We also get a little cheesecake photo. I remember a Mad Magazine reprint paperback from the 1950s, in which they did a parody of a typical newspaper. Their parody page included a photo of a gal in a swimsuit sitting by a dock (very much like the one shown here), with the photo caption acknowledging that she really wasn't doing anything newsworthy but the newspaper included it anyway.

Tuesday, September 9, 2025

Reddy's "Growing With Lorain" Ads – 1945


Back in the summer of 1945 – with the war winding down – the Ohio Public Service Company launched an interesting little series of ads. Entitled "Growing With Lorain," the ads provided a historical perspective of how the electric utility was there to share in Lorain's growth and progress.

The campaign apparently ran from July to September and shined the spotlight specifically on Broadway lighting, the YMCA, Lorain's bridges and streetcars & buses. The last ad notes, "By looking ahead and anticipating the needs of the community, The Ohio Public Service Co. is ready today to meet a steadily increasing use of electric power and light in the post war era into which we are now entering.”

I've done a few posts about Lorain's YMCA – the one that opened in 1925 and the one that replaced it on Tower Boulevard.

Monday, September 8, 2025

Gray Drug Ad – Sept. 1955

Although Top Value Stamps haven't existed since the company went out of business in the early 1980s, there are plenty of Baby Boomers who remember them. Krogers seems to have been the store that many of us remember as giving them out with purchase. 

Well, Gray Drug Stores did too. The nearly full page above from the Lorain Journal of Sept. 15, 1955 makes the announcement. At that time, there was just the Gray Drug store at the relatively new O'Neil - Sheffield Shopping Center.

Here's a copy of the 1955 catalog shown in the ad (poached from eBay).

What's interesting to me (since I'm a big fan of classic ad mascots) is the image of Toppie the Elephant in the ad. He seemed to debut in the local ads in 1955, so this is an early version of him. He's kind of bulky.

Within a year or so, Toppie would get re-designed to be a little cuter, with a more clearly defined head. Here's a detail from a 1956 ad.

And here's a magazine ad from 1960 with the Toppie design we all remember.

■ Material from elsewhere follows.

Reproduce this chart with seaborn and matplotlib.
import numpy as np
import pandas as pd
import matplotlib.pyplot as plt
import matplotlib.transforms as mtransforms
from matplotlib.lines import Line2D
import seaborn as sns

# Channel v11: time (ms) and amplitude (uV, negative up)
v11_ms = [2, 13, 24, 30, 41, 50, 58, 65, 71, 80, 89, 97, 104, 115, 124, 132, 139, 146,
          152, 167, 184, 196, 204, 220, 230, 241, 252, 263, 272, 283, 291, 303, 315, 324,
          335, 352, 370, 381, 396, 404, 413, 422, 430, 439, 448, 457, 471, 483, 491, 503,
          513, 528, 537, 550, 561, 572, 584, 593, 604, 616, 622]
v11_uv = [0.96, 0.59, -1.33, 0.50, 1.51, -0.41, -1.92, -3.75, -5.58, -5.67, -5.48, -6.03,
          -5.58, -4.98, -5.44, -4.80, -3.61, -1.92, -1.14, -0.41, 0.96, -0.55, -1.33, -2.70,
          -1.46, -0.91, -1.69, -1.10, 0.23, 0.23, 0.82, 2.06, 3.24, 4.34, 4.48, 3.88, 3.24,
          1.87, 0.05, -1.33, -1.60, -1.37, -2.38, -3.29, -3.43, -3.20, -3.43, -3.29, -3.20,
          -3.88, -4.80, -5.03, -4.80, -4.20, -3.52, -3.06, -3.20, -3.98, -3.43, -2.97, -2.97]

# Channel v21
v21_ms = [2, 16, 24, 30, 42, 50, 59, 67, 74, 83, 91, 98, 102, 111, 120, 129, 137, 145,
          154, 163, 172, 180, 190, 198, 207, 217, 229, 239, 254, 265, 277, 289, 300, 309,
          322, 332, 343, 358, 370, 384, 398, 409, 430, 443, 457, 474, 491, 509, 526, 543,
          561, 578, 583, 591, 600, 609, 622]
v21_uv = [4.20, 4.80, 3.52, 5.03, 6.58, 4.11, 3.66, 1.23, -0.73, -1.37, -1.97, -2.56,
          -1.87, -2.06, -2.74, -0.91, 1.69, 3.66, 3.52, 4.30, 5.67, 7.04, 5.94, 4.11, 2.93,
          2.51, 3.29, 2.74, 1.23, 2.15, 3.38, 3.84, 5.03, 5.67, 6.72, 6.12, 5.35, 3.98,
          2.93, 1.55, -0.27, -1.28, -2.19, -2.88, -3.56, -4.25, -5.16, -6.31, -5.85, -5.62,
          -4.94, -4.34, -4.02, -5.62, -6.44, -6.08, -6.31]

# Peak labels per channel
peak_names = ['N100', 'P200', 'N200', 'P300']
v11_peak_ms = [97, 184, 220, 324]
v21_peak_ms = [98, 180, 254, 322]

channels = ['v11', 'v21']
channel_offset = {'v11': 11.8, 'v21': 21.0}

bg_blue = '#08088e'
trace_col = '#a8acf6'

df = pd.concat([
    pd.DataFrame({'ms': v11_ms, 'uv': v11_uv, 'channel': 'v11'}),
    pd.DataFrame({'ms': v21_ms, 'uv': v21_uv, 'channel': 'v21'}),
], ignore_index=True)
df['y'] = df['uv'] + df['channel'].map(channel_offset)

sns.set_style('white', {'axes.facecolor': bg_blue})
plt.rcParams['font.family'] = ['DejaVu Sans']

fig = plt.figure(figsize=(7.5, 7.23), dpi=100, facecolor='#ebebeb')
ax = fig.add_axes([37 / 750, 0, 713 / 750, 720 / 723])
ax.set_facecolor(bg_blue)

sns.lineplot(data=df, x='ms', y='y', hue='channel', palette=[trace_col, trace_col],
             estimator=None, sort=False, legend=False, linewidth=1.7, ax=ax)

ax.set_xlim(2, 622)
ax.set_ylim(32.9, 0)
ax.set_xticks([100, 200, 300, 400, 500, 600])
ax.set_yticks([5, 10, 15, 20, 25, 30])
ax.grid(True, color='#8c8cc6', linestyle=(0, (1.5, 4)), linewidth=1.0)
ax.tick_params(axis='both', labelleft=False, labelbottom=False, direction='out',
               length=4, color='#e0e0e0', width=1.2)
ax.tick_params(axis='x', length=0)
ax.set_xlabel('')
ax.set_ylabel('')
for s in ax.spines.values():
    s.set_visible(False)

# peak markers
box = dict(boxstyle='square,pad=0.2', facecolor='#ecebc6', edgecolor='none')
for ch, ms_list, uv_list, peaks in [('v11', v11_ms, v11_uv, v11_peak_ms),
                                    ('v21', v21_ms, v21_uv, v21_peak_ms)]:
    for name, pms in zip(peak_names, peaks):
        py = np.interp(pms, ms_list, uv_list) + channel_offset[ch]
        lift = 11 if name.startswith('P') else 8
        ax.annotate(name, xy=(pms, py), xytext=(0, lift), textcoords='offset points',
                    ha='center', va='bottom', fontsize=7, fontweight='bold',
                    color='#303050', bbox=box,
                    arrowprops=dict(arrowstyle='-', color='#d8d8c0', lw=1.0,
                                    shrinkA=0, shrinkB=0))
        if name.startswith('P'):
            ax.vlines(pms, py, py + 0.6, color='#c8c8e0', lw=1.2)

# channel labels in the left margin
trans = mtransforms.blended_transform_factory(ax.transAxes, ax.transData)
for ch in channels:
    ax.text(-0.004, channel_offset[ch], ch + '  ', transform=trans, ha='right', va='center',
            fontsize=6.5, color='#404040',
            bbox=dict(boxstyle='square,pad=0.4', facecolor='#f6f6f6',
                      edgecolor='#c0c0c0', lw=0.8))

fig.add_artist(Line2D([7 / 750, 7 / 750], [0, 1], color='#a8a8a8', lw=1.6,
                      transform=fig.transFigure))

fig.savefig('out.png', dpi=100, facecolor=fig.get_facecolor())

I'll never forget that elephant (so to speak). We had a Top Values Stamp lunch box and thermos with Toppie on it. A few years ago, a set just like ours was selling on an online auction website for $6,000.
Anyway, the page from the Lorain Journal includes an article about a neat arrangement in which students from the M. B Johnson School of Nursing (where a girl I dated in high school got her nursing degree) attended some classes at Oberlin College.
With its closing in 1987, M. B. Johnson School of Nursing joins Gray Drug Stores and Top Value Stamps as local institutions shown on this page of the Journal that aren't around any more.

Friday, September 5, 2025

Protect the School Children – 1946

School's back in session so it's a good time to post a few vintage safety ads. 

Below is one of those full-page ads with sponsors that the Lorain Journal used to run around holidays. This one appeared on August 31, 1946. 

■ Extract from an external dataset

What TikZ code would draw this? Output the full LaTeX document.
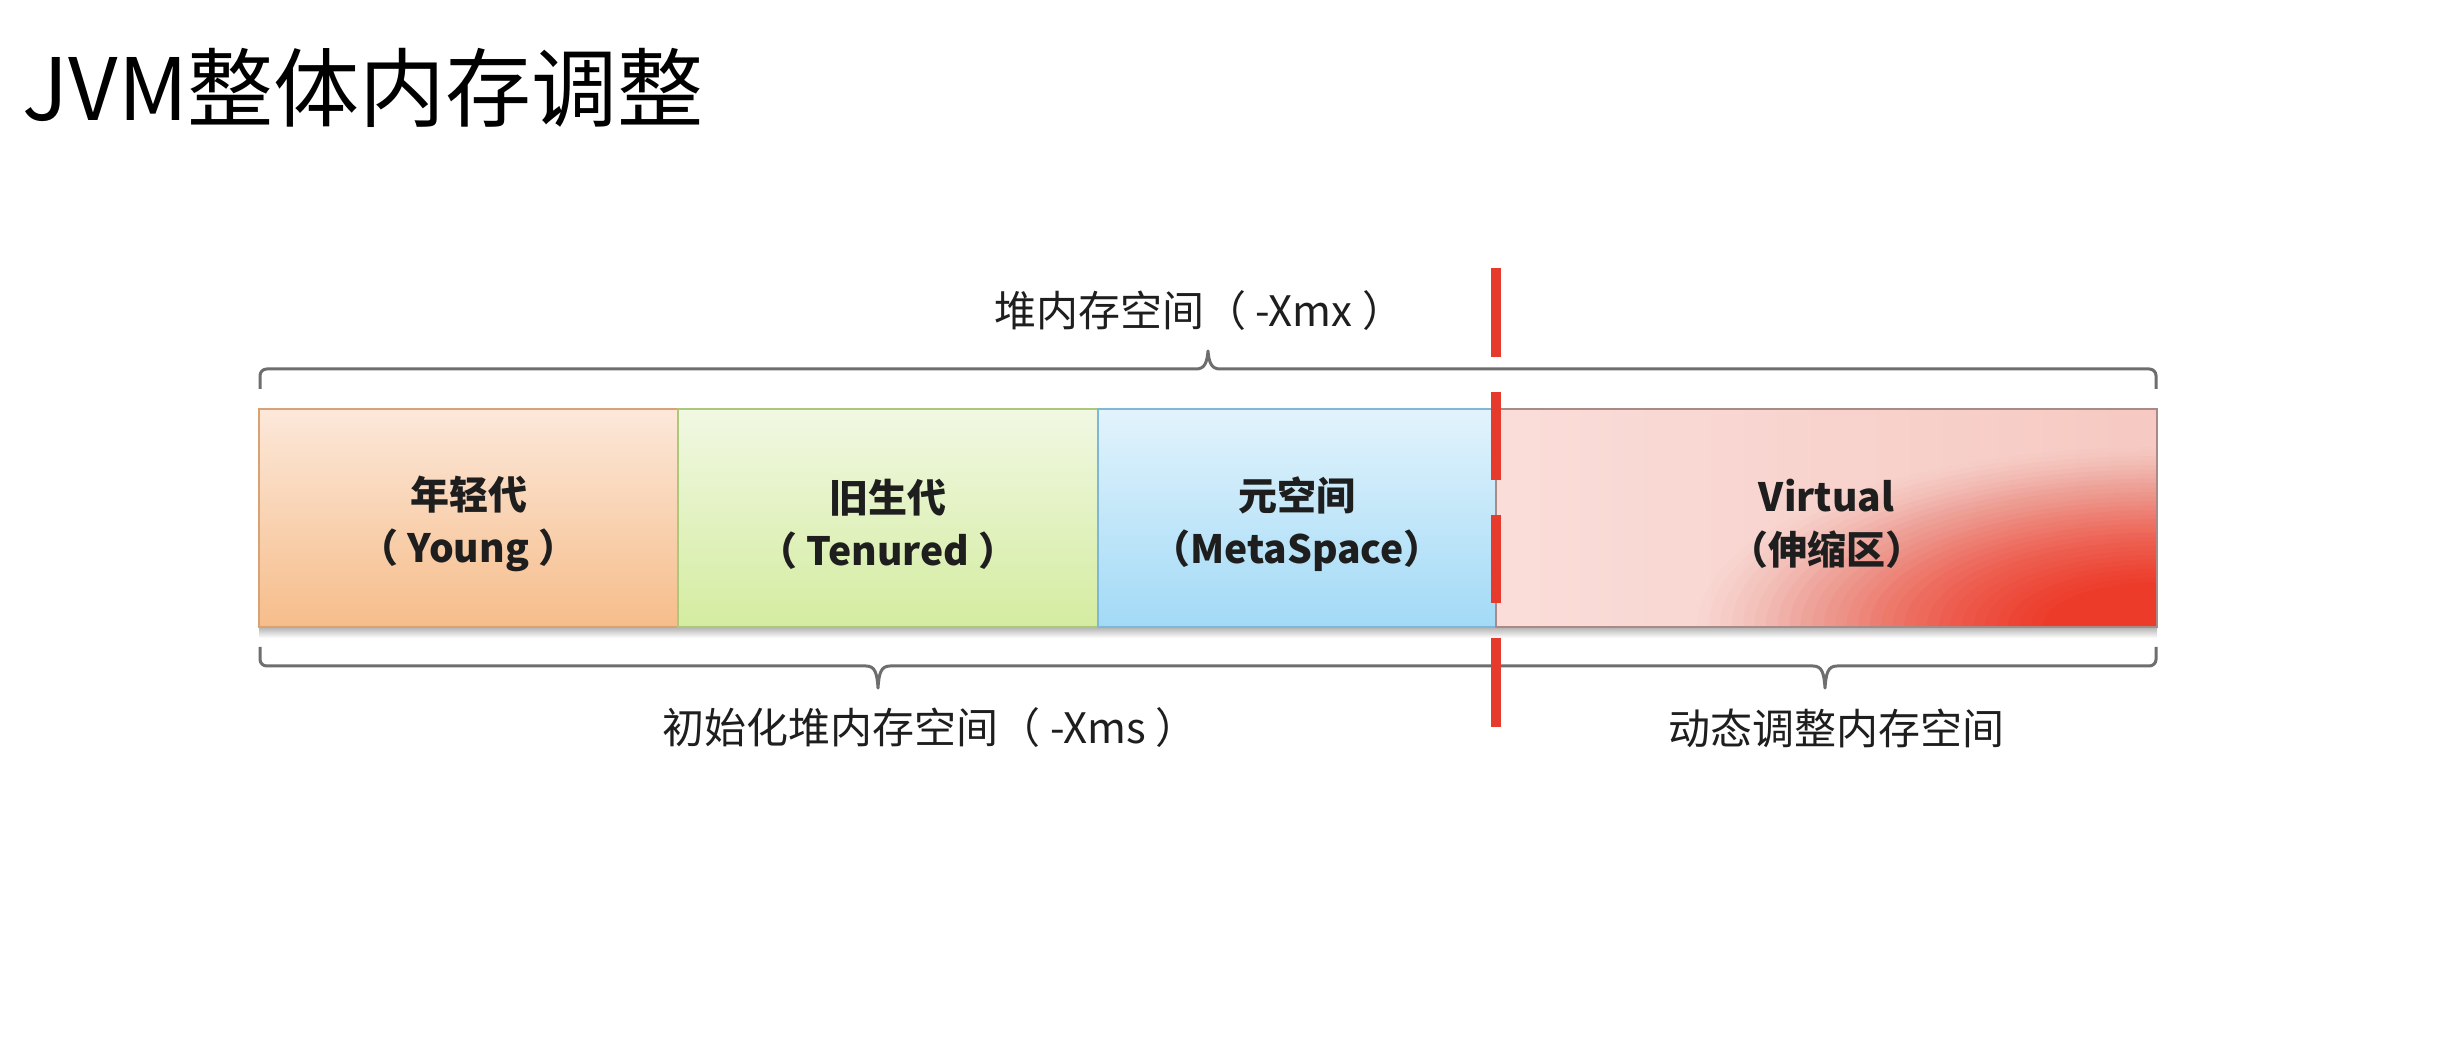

It's pretty quaint, with well-dressed children walking to school and being protected by a friendly policeman. It reminds me of my old schoolbook On Cherry Street (which I wrote about here and here).

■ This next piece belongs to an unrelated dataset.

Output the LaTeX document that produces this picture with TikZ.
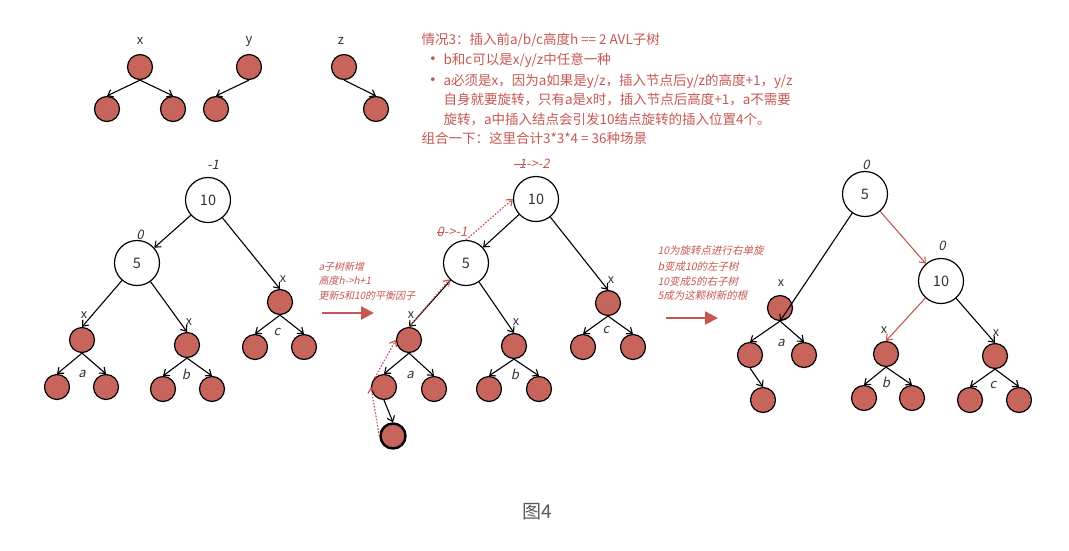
\documentclass[tikz,border=0pt]{standalone}
\usepackage{fontspec}
\setmainfont{Noto Sans CJK SC}
\newfontfamily\itf{Noto Sans CJK SC}[FakeSlant=0.22]
\newfontfamily\dejavu{DejaVu Sans}
\usetikzlibrary{arrows.meta}
\definecolor{nodered}{RGB}{199,100,92}
\definecolor{txtred}{RGB}{198,88,84}
\definecolor{capgray}{RGB}{90,90,90}
\definecolor{lblgray}{RGB}{50,50,50}
\newcommand\strk[1]{\setbox0\hbox{#1}\rlap{\raisebox{0.3em}{\rule{\wd0}{0.6pt}}}\box0}
\begin{document}
\begin{tikzpicture}[x=1pt,y=-1pt,line width=1.1pt,
  rn/.style={circle,draw=black,fill=nodered,minimum size=25pt,inner sep=0pt,line width=1.2pt},
  wn/.style={circle,draw=black,fill=white,minimum size=45pt,inner sep=0pt,line width=1.2pt,font=\fontsize{14.5}{14.5}\selectfont,text=lblgray},
  ed/.style={-{Straight Barb[length=5pt,width=8pt]},line width=1.1pt},
  rededge/.style={ed,draw=txtred},
  dt/.style={-{Straight Barb[length=5pt,width=8pt]},draw=txtred,dash pattern=on 1.6pt off 1.6pt,line width=1.2pt},
  xl/.style={font=\fontsize{12.5}{12.5}\selectfont,text=lblgray,inner sep=0pt},
  il/.style={font=\itf\fontsize{13}{13}\selectfont,text=lblgray,inner sep=0pt},
  bfl/.style={font=\itf\fontsize{13}{13}\selectfont,text=txtred,inner sep=0pt},
  ann/.style={font=\itf\fontsize{10}{12}\selectfont,text=txtred,anchor=west,inner sep=0pt},
  ann2/.style={font=\itf\fontsize{10.5}{12}\selectfont,text=txtred,anchor=west,inner sep=0pt},
  bigarrow/.style={-{Triangle[length=13pt,width=13pt]},line width=2.6pt,draw=txtred},
  maintext/.style={font=\fontsize{13.5}{16}\selectfont,text=txtred,anchor=west,inner sep=0pt},
  bullet/.style={font=\dejavu\fontsize{13}{16}\selectfont,text=txtred,inner sep=0pt}
]
\fill[white] (0,0) rectangle (1069,550);
\useasboundingbox (0,0) rectangle (1069,550);

% ---- top small trees ----
\node[xl,font=\fontsize{13}{13}\selectfont] (tx) at (140,41) {x};
\node[rn] (xr) at (140,67) {};
\node[rn] (xa) at (107,109) {};
\node[rn] (xb) at (173,109) {};
\draw[ed] (xr.south) -- (xa.north);
\draw[ed] (xr.south) -- (xb.north);

\node[xl,font=\fontsize{13}{13}\selectfont] (ty) at (249,41) {y};
\node[rn] (yr) at (249,67) {};
\node[rn] (ya) at (216,109) {};
\draw[ed] (yr.south) -- (ya.north);

\node[xl,font=\fontsize{13}{13}\selectfont] (tz) at (341,41) {z};
\node[rn] (zr) at (344,67) {};
\node[rn] (zb) at (376,109) {};
\draw[ed] (zr.south) -- (zb.north);

% ---- top text ----
\node[maintext] (t1) at (421,40) {情况3：插入前a/b/c高度h == 2 AVL子树};
\node[bullet] (b1) at (433,60) {•};
\node[maintext] (t2) at (443,60) {b和c可以是x/y/z中任意一种};
\node[bullet] (b2) at (433,81) {•};
\node[maintext] (t3) at (443,81) {a必须是x，因为a如果是y/z，插入节点后y/z的高度+1，y/z};
\node[maintext] (t4) at (443,100) {自身就要旋转，只有a是x时，插入节点后高度+1，a不需要};
\node[maintext] (t5) at (443,119) {旋转，a中插入结点会引发10结点旋转的插入位置4个。};
\node[maintext] (t6) at (421,138) {组合一下：这里合计3*3*4 = 36种场景};

% ---- left tree ----
\node[wn] (L10) at (208,200) {10};
\node[il] (L10b) at (213,165) {-1};
\node[wn] (L5) at (137,263) {5};
\node[il] (L5b) at (140,235) {0};
\node[rn] (La) at (82,340) {};
\node[xl] (Lax) at (84,315) {x};
\node[rn] (Lb) at (187,345) {};
\node[xl] (Lbx) at (189,322) {x};
\node[rn] (Lc) at (280,302) {};
\node[xl] (Lcx) at (283,279) {x};
\node[rn] (La1) at (57,387) {};
\node[rn] (La2) at (106,387) {};
\node[il] (Lal) at (82,374) {a};
\node[rn] (Lb1) at (163,389) {};
\node[rn] (Lb2) at (212,389) {};
\node[il] (Lbl) at (186,374) {b};
\node[rn] (Lc1) at (255,347) {};
\node[rn] (Lc2) at (304,347) {};
\node[il] (Lcl) at (277,332) {c};
\draw[ed] (L10) -- (L5);
\draw[ed] (L10) -- (Lc.north);
\draw[ed] (L5) -- (La.north);
\draw[ed] (L5) -- (Lb.north);
\draw[ed] (La.south) -- (La1.north);
\draw[ed] (La.south) -- (La2.north);
\draw[ed] (Lb.south) -- (Lb1.north);
\draw[ed] (Lb.south) -- (Lb2.north);
\draw[ed] (Lc.south) -- (Lc1.north);
\draw[ed] (Lc.south) -- (Lc2.north);

% ---- arrow 1 ----
\node[ann] (n1) at (318,267) {a子树新增};
\node[ann] (n2) at (318,281) {高度h->h+1};
\node[ann] (n3) at (318,296) {更新5和10的平衡因子};
\coordinate (A1s) at (322,313);
\coordinate (A1e) at (374,313);
\draw[bigarrow] (A1s) -- (A1e);

% ---- middle tree ----
\node[wn] (M10) at (536,199) {10};
\node[bfl] (M10b) at (532,164) {\strk{-1}->-2};
\node[wn] (M5) at (466,263) {5};
\node[bfl] (M5b) at (452,232) {\strk{0}->-1};
\node[rn] (Ma) at (409,340) {};
\node[xl] (Max) at (411,315) {x};
\node[rn] (Mb) at (514,346) {};
\node[xl] (Mbx) at (516,322) {x};
\node[rn] (Mc) at (608,303) {};
\node[xl] (Mcx) at (611,280) {x};
\node[rn] (Ma1) at (384,387) {};
\node[rn] (Ma2) at (434,389) {};
\node[il] (Mal) at (410,375) {a};
\node[rn] (Mb1) at (489,389) {};
\node[rn] (Mb2) at (539,389) {};
\node[il] (Mbl) at (515,374) {b};
\node[rn] (Mc1) at (583,347) {};
\node[rn] (Mc2) at (633,347) {};
\node[il] (Mcl) at (606,330) {c};
\node[rn,line width=2.4pt] (Mn) at (393,436) {};
\draw[ed] (M10) -- (M5);
\draw[ed] (M10) -- (Mc.north);
\draw[ed] (M5) -- (Ma.north);
\draw[ed] (M5) -- (Mb.north);
\draw[ed] (Ma.south) -- (Ma1.north);
\draw[ed] (Ma.south) -- (Ma2.north);
\draw[ed] (Mb.south) -- (Mb1.north);
\draw[ed] (Mb.south) -- (Mb2.north);
\draw[ed] (Mc.south) -- (Mc1.north);
\draw[ed] (Mc.south) -- (Mc2.north);
\draw[ed] (Ma1.south) -- (Mn.north);
\draw[dt] (Mn.west) -- (Ma1.west);
\draw[dt] (Ma1.north west) -- (Ma.west);
\draw[dt] (Ma.north) -- (M5.south west);
\draw[dt] (M5.north) -- (M10.west);

% ---- arrow 2 ----
\node[ann2] (m1) at (657,251) {10为旋转点进行右单旋};
\node[ann2] (m2) at (657,266) {b变成10的左子树};
\node[ann2] (m3) at (657,281) {10变成5的右子树};
\node[ann2] (m4) at (657,296) {5成为这颗树新的根};
\coordinate (A2s) at (666,318);
\coordinate (A2e) at (718,318);
\draw[bigarrow] (A2s) -- (A2e);

% ---- right tree ----
\node[wn] (R5) at (865,194) {5};
\node[il] (R5b) at (866,165) {0};
\node[wn] (R10) at (941,281) {10};
\node[il] (R10b) at (942,246) {0};
\node[rn] (Ra) at (780,308) {};
\node[xl] (Rax) at (781,283) {x};
\node[rn] (Ra1) at (750,355) {};
\node[rn] (Ra2) at (804,355) {};
\node[il] (Ral) at (781,343) {a};
\node[rn] (Ra3) at (763,400) {};
\node[rn] (Rb) at (886,354) {};
\node[xl] (Rbx) at (884,330) {x};
\node[rn] (Rb1) at (864,398) {};
\node[rn] (Rb2) at (912,398) {};
\node[il] (Rbl) at (886,382) {b};
\node[rn] (Rc) at (995,356) {};
\node[xl] (Rcx) at (996,333) {x};
\node[rn] (Rc1) at (970,400) {};
\node[rn] (Rc2) at (1019,400) {};
\node[il] (Rcl) at (993,385) {c};
\draw[ed] (R5) -- (Ra.south);
\draw[rededge] (R5) -- (R10);
\draw[rededge] (R10) -- (Rb.north);
\draw[ed] (R10) -- (Rc.north);
\draw[ed] (Ra.south) -- (Ra1.north);
\draw[ed] (Ra.south) -- (Ra2.north);
\draw[ed] (Ra1.south) -- (Ra3.north);
\draw[ed] (Rb.south) -- (Rb1.north);
\draw[ed] (Rb.south) -- (Rb2.north);
\draw[ed] (Rc.south) -- (Rc1.north);
\draw[ed] (Rc.south) -- (Rc2.north);

% ---- caption ----
\node[font=\fontsize{19}{19}\selectfont,text=capgray,inner sep=0pt] (cap) at (537,512) {图4};
\end{tikzpicture}
\end{document}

What's odd is that the ad only has four sponsors: three of them public utilities (gas, electric and telephone) and the other one Lake Erie Oil.

But while the ad is focused on keeping kids safe while they walk to school, another ad using the same illustration has a different message: keep the kids safe by making them ride the bus! Here's the ad for Employee Transit Lines that ran in the same edition of the Journal as the other ad.

Today, most kids ride the bus (assuming their school district has enough drivers). But I'm glad I lived in the era where, at least in Lorain, we could walk with our siblings and/or friends to a school that was strategically located only a few blocks away.

Never did see a policeman, though – just ornery patrol boys that were drunk (so to speak) with power and ready to run us in for jaywalking! Yes, it did happen.